■ **Aim of the task**: Return the records word for word. Any pictures in them are not part of the copy.

--- START The records ---

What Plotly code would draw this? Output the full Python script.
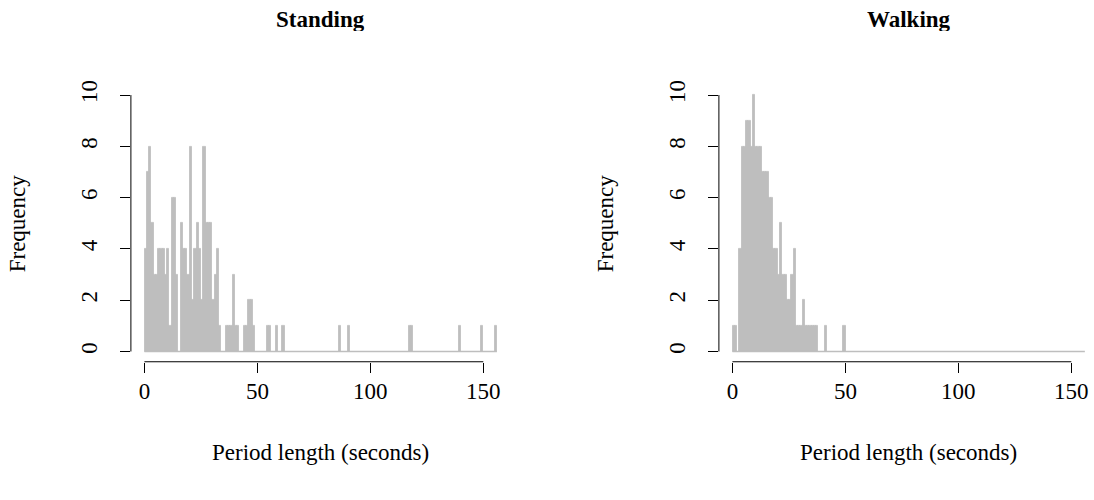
import plotly.graph_objects as go

# ---------------- data ----------------
standing_left = [0, 1, 2, 3, 4, 5, 6, 7, 8, 9, 10, 11, 12, 13, 14,
                 16, 17, 18, 19, 20, 21, 22, 23, 24, 25, 26, 27, 28, 29, 30, 31, 32, 33,
                 36, 37, 38, 39, 40, 41,
                 44, 45, 46, 47, 48,
                 54, 55, 58, 61, 86, 90, 117, 118, 139, 149, 155]
standing_freq = [4, 7, 8, 5, 3, 3, 4, 4, 4, 3, 4, 1, 6, 6, 3,
                 5, 4, 4, 3, 8, 2, 4, 5, 4, 2, 8, 5, 5, 5, 2, 3, 4, 1,
                 1, 1, 1, 3, 1, 1,
                 1, 1, 2, 2, 1,
                 1, 1, 1, 1, 1, 1, 1, 1, 1, 1, 1]

walking_left = [0, 1, 3, 4, 5, 6, 7, 8, 9, 10, 11, 12, 13, 14, 15, 16, 17, 18, 19, 20,
                21, 22, 23, 24, 25, 26, 27, 28, 29, 30, 31, 32, 33, 34, 35, 36, 37, 41, 49]
walking_freq = [1, 1, 4, 8, 8, 9, 9, 8, 10, 8, 8, 8, 7, 7, 7, 6, 6, 4, 4, 3,
                5, 3, 3, 2, 2, 3, 4, 1, 1, 1, 2, 1, 1, 1, 1, 1, 1, 1, 1]

bin_width = 1
hist_start, hist_end = 0, 156
x_ticks = [0, 50, 100, 150]
y_ticks = [0, 2, 4, 6, 8, 10]
panel_titles = ["Standing", "Walking"]
x_label = "Period length (seconds)"
y_label = "Frequency"

# ---------------- layout geometry ----------------
W, H = 1094, 500
FONT = "Liberation Serif"
FS = 23
BAR = "#BEBEBE"
ppu = 2.259                  # pixels per second
panel_left_px = [130.9, 718.9]
x_min = -6


def fx(px):
    return px / W


def fy(py):
    return 1 - py / H


ydom = [fy(360.36), fy(80.6)]
y_range = [-0.4, 10.4]

fig = go.Figure()
series = [(standing_left, standing_freq), (walking_left, walking_freq)]

for k, (lefts, freqs) in enumerate(series):
    xa = "x" if k == 0 else "x2"
    ya = "y" if k == 0 else "y2"
    fig.add_trace(go.Scatter(x=[hist_start, hist_end], y=[0, 0], mode="lines",
                             line=dict(color=BAR, width=1.5), xaxis=xa, yaxis=ya,
                             showlegend=False, hoverinfo="skip"))
    fig.add_trace(go.Bar(x=[l + bin_width / 2 for l in lefts], y=freqs, width=bin_width,
                         marker=dict(color=BAR, line=dict(color=BAR, width=0.8)),
                         xaxis=xa, yaxis=ya, showlegend=False))

axis_common = dict(showgrid=False, zeroline=False, showline=False, ticks="outside",
                   ticklen=10, tickwidth=1, tickcolor="black",
                   tickfont=dict(family=FONT, size=FS, color="black"))

layout = dict(width=W, height=H, margin=dict(l=0, r=0, t=0, b=0),
              paper_bgcolor="white", plot_bgcolor="white", bargap=0,
              font=dict(family=FONT, size=FS, color="black"))

shapes = []
annotations = []
for k in range(2):
    left_px = panel_left_px[k]
    right_px = min(left_px + 168.0 * ppu, W)
    xdom = [fx(left_px), min(fx(right_px), 1.0)]
    x_range = [x_min, x_min + (right_px - left_px) / ppu]
    sx = "" if k == 0 else "2"
    layout["xaxis" + sx] = dict(domain=xdom, range=x_range, anchor="y" + sx,
                                tickvals=x_ticks, ticklabelstandoff=-1, **axis_common)
    layout["yaxis" + sx] = dict(domain=ydom, range=y_range, anchor="x" + sx,
                                tickvals=y_ticks, tickangle=-90, ticklabelstandoff=14,
                                **axis_common)
    shapes.append(dict(type="line", xref="x" + sx, yref="paper", x0=x_ticks[0], x1=x_ticks[-1],
                       y0=ydom[0], y1=ydom[0], line=dict(color="black", width=1)))
    shapes.append(dict(type="line", xref="paper", yref="y" + sx, x0=xdom[0], x1=xdom[0],
                       y0=y_ticks[0], y1=y_ticks[-1], line=dict(color="black", width=1)))
    cx = fx(left_px + 168.0 * ppu / 2)
    annotations.append(dict(text="<b>" + panel_titles[k] + "</b>", x=cx, y=fy(14),
                            xref="paper", yref="paper", showarrow=False,
                            xanchor="center", yanchor="middle", height=24,
                            font=dict(family=FONT, size=FS, color="black")))
    annotations.append(dict(text=x_label, x=cx, y=fy(452), xref="paper", yref="paper",
                            showarrow=False, xanchor="center", yanchor="middle",
                            font=dict(family=FONT, size=FS, color="black")))
    annotations.append(dict(text=y_label, x=fx(17 + 588 * k), y=fy(220.5),
                            xref="paper", yref="paper", showarrow=False, textangle=-90,
                            xanchor="center", yanchor="middle",
                            font=dict(family=FONT, size=FS, color="black")))

layout["shapes"] = shapes
layout["annotations"] = annotations
fig.update_layout(**layout)
fig.write_html("out.html", config={"displayModeBar": False},
               post_script="document.body.style.margin='0px';")
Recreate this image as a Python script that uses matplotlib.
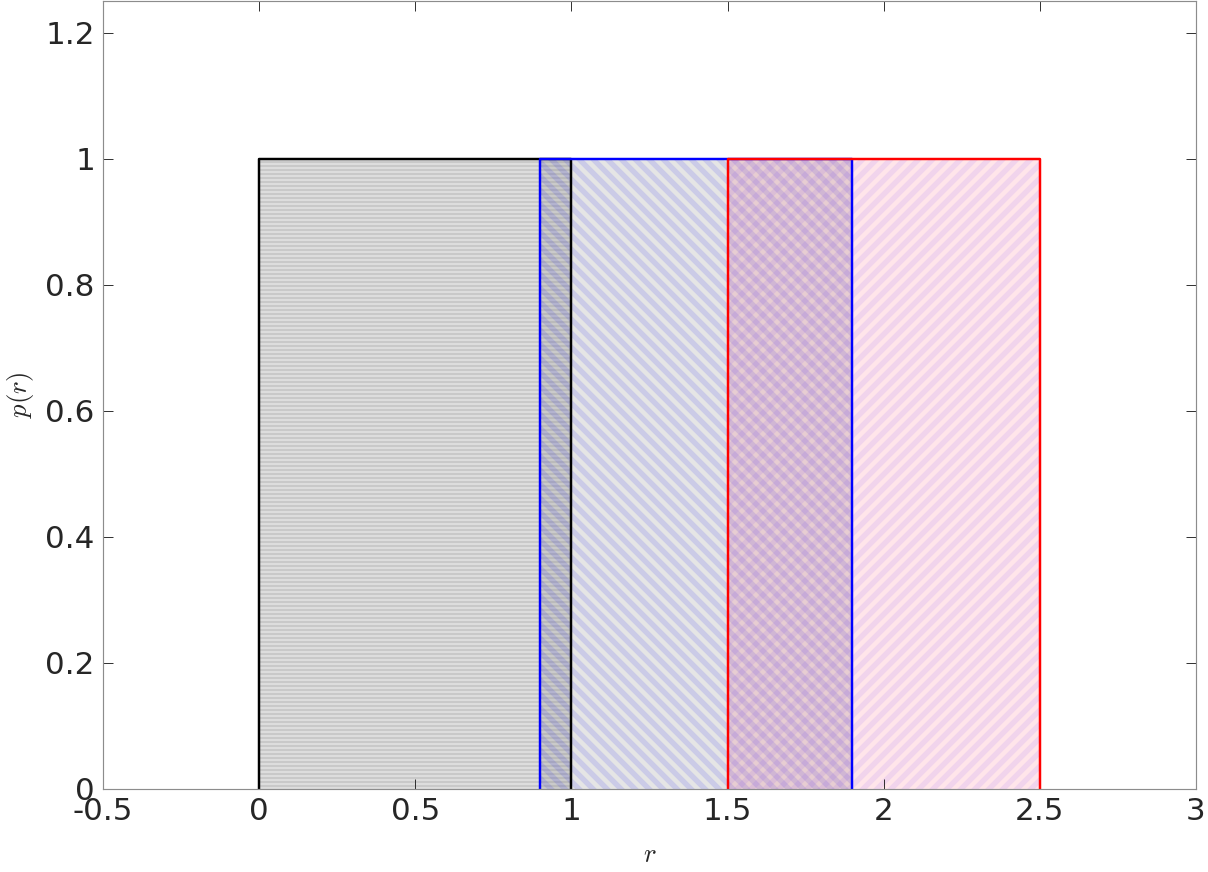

--- END The records ---

■ **Solution**:
What Plotly code would draw this? Output the full Python script.
import plotly.graph_objects as go

# ---------------- data ----------------
standing_left = [0, 1, 2, 3, 4, 5, 6, 7, 8, 9, 10, 11, 12, 13, 14,
                 16, 17, 18, 19, 20, 21, 22, 23, 24, 25, 26, 27, 28, 29, 30, 31, 32, 33,
                 36, 37, 38, 39, 40, 41,
                 44, 45, 46, 47, 48,
                 54, 55, 58, 61, 86, 90, 117, 118, 139, 149, 155]
standing_freq = [4, 7, 8, 5, 3, 3, 4, 4, 4, 3, 4, 1, 6, 6, 3,
                 5, 4, 4, 3, 8, 2, 4, 5, 4, 2, 8, 5, 5, 5, 2, 3, 4, 1,
                 1, 1, 1, 3, 1, 1,
                 1, 1, 2, 2, 1,
                 1, 1, 1, 1, 1, 1, 1, 1, 1, 1, 1]

walking_left = [0, 1, 3, 4, 5, 6, 7, 8, 9, 10, 11, 12, 13, 14, 15, 16, 17, 18, 19, 20,
                21, 22, 23, 24, 25, 26, 27, 28, 29, 30, 31, 32, 33, 34, 35, 36, 37, 41, 49]
walking_freq = [1, 1, 4, 8, 8, 9, 9, 8, 10, 8, 8, 8, 7, 7, 7, 6, 6, 4, 4, 3,
                5, 3, 3, 2, 2, 3, 4, 1, 1, 1, 2, 1, 1, 1, 1, 1, 1, 1, 1]

bin_width = 1
hist_start, hist_end = 0, 156
x_ticks = [0, 50, 100, 150]
y_ticks = [0, 2, 4, 6, 8, 10]
panel_titles = ["Standing", "Walking"]
x_label = "Period length (seconds)"
y_label = "Frequency"

# ---------------- layout geometry ----------------
W, H = 1094, 500
FONT = "Liberation Serif"
FS = 23
BAR = "#BEBEBE"
ppu = 2.259                  # pixels per second
panel_left_px = [130.9, 718.9]
x_min = -6


def fx(px):
    return px / W


def fy(py):
    return 1 - py / H


ydom = [fy(360.36), fy(80.6)]
y_range = [-0.4, 10.4]

fig = go.Figure()
series = [(standing_left, standing_freq), (walking_left, walking_freq)]

for k, (lefts, freqs) in enumerate(series):
    xa = "x" if k == 0 else "x2"
    ya = "y" if k == 0 else "y2"
    fig.add_trace(go.Scatter(x=[hist_start, hist_end], y=[0, 0], mode="lines",
                             line=dict(color=BAR, width=1.5), xaxis=xa, yaxis=ya,
                             showlegend=False, hoverinfo="skip"))
    fig.add_trace(go.Bar(x=[l + bin_width / 2 for l in lefts], y=freqs, width=bin_width,
                         marker=dict(color=BAR, line=dict(color=BAR, width=0.8)),
                         xaxis=xa, yaxis=ya, showlegend=False))

axis_common = dict(showgrid=False, zeroline=False, showline=False, ticks="outside",
                   ticklen=10, tickwidth=1, tickcolor="black",
                   tickfont=dict(family=FONT, size=FS, color="black"))

layout = dict(width=W, height=H, margin=dict(l=0, r=0, t=0, b=0),
              paper_bgcolor="white", plot_bgcolor="white", bargap=0,
              font=dict(family=FONT, size=FS, color="black"))

shapes = []
annotations = []
for k in range(2):
    left_px = panel_left_px[k]
    right_px = min(left_px + 168.0 * ppu, W)
    xdom = [fx(left_px), min(fx(right_px), 1.0)]
    x_range = [x_min, x_min + (right_px - left_px) / ppu]
    sx = "" if k == 0 else "2"
    layout["xaxis" + sx] = dict(domain=xdom, range=x_range, anchor="y" + sx,
                                tickvals=x_ticks, ticklabelstandoff=-1, **axis_common)
    layout["yaxis" + sx] = dict(domain=ydom, range=y_range, anchor="x" + sx,
                                tickvals=y_ticks, tickangle=-90, ticklabelstandoff=14,
                                **axis_common)
    shapes.append(dict(type="line", xref="x" + sx, yref="paper", x0=x_ticks[0], x1=x_ticks[-1],
                       y0=ydom[0], y1=ydom[0], line=dict(color="black", width=1)))
    shapes.append(dict(type="line", xref="paper", yref="y" + sx, x0=xdom[0], x1=xdom[0],
                       y0=y_ticks[0], y1=y_ticks[-1], line=dict(color="black", width=1)))
    cx = fx(left_px + 168.0 * ppu / 2)
    annotations.append(dict(text="<b>" + panel_titles[k] + "</b>", x=cx, y=fy(14),
                            xref="paper", yref="paper", showarrow=False,
                            xanchor="center", yanchor="middle", height=24,
                            font=dict(family=FONT, size=FS, color="black")))
    annotations.append(dict(text=x_label, x=cx, y=fy(452), xref="paper", yref="paper",
                            showarrow=False, xanchor="center", yanchor="middle",
                            font=dict(family=FONT, size=FS, color="black")))
    annotations.append(dict(text=y_label, x=fx(17 + 588 * k), y=fy(220.5),
                            xref="paper", yref="paper", showarrow=False, textangle=-90,
                            xanchor="center", yanchor="middle",
                            font=dict(family=FONT, size=FS, color="black")))

layout["shapes"] = shapes
layout["annotations"] = annotations
fig.update_layout(**layout)
fig.write_html("out.html", config={"displayModeBar": False},
               post_script="document.body.style.margin='0px';")
Recreate this image as a Python script that uses matplotlib.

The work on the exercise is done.